Colombia cocaine production at all-time high, UN report claims
Pesticide spraying ban, unintended consequences of crop substitution program among the factors
Cultivation of the plant used to make cocaine has reached an all-time high in Colombia, a United Nations report says, adding pressure on President Ivan Duque to resume an aerial spraying program suspended by his predecessor over health concerns.
Data released Wednesday by the UN indicates Colombian coca cultivation increased 17 per cent to 171,000 hectares in 2017. This could mean cocaine production grew by an estimated 31 per cent to 1,379 tonnes.
The findings, based on satellite imagery and on-the-ground verification, track with those of a White House report earlier this year.
Colombia is a top U.S. ally in Latin America, but the boom in coca production has tested relations between them. U.S. President Donald Trump recently threatened to decertify Colombia as a partner in the war on drugs if it failed to reverse course.
Duque, when he took office last month, identified the coca surge as a national security risk. Officials have since said they want to resume aerial spraying of herbicide that was ended by former President Juan Manuel Santos three years ago amid peace talks with leftist rebels who were heavily involved in the drug trade.
Consumer price not changing dramatically
But jumpstarting the program will require taking on a constitutional court ruling that places strict limits on the use of the herbicide glyphosate. Some drug policy experts have also questioned the wisdom of bringing back the costly program when drug production has migrated to areas off-limits to spraying, like national parks.
"Our goal is to show dramatic results in the next four years," Duque said Wednesday after a meeting with his top military command. "We can at least eradicate more than 70 per cent of what we have today."
One solution under study by military officials is the use of drones, which fly at a lower altitude, preventing chemicals from drifting and destroying legal crops.
But longer term, experts say, there is no substitute for the costlier, more dangerous and time-consuming work of building up state institutions in long-neglected rural areas and providing peasant farmers with economically viable legal alternatives.

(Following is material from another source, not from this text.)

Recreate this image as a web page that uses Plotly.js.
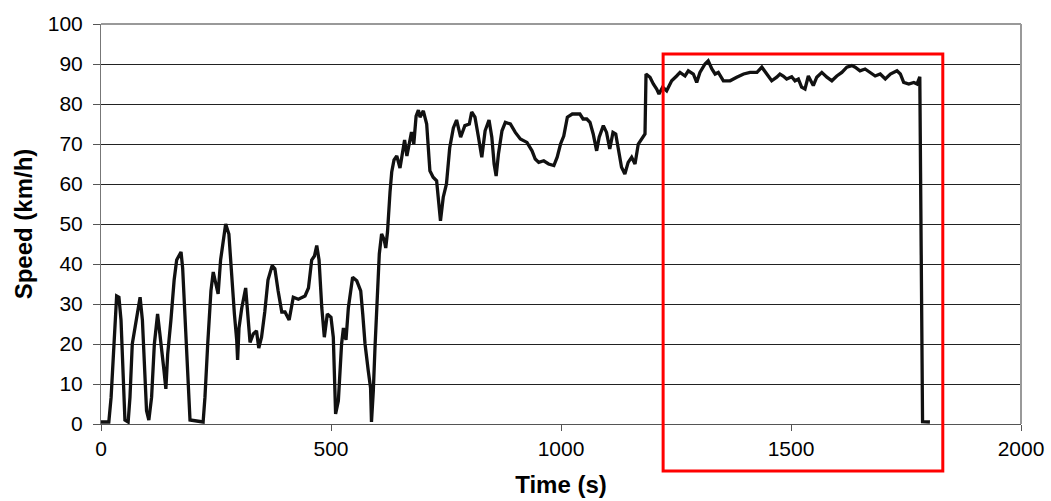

The government signed a peace accord in late 2016 with the Marxist Revolutionary Armed Forces of Colombia (FARC) guerrilla group, which was heavily involved in coca production. But new armed groups are now fighting over lucrative growing and trafficking routes.
Another factor may be the unintended consequences of a crop substitution strategy as a result of the detente, which was designed to wean growers off coca to other products. Some who previously never grew coca in previous years may be doing so to take advantage of the substitution plan subsidies — enrolment in the substitution program went from 54,000 families in 2017 to nearly 78,000 this year.
As in years past, the bulk of coca production in 2017 was concentrated in Colombia's southern region. Coca cultivation in Narino province alone surpassed 45,735 hectares — more than the entire amount found in Peru, the world's second-largest cocaine supplier after Colombia.
The UN said the increased supply has not resulted in any major drop in cocaine prices globally, although purity levels have risen considerably, according to U.S. and European drug enforcement officials.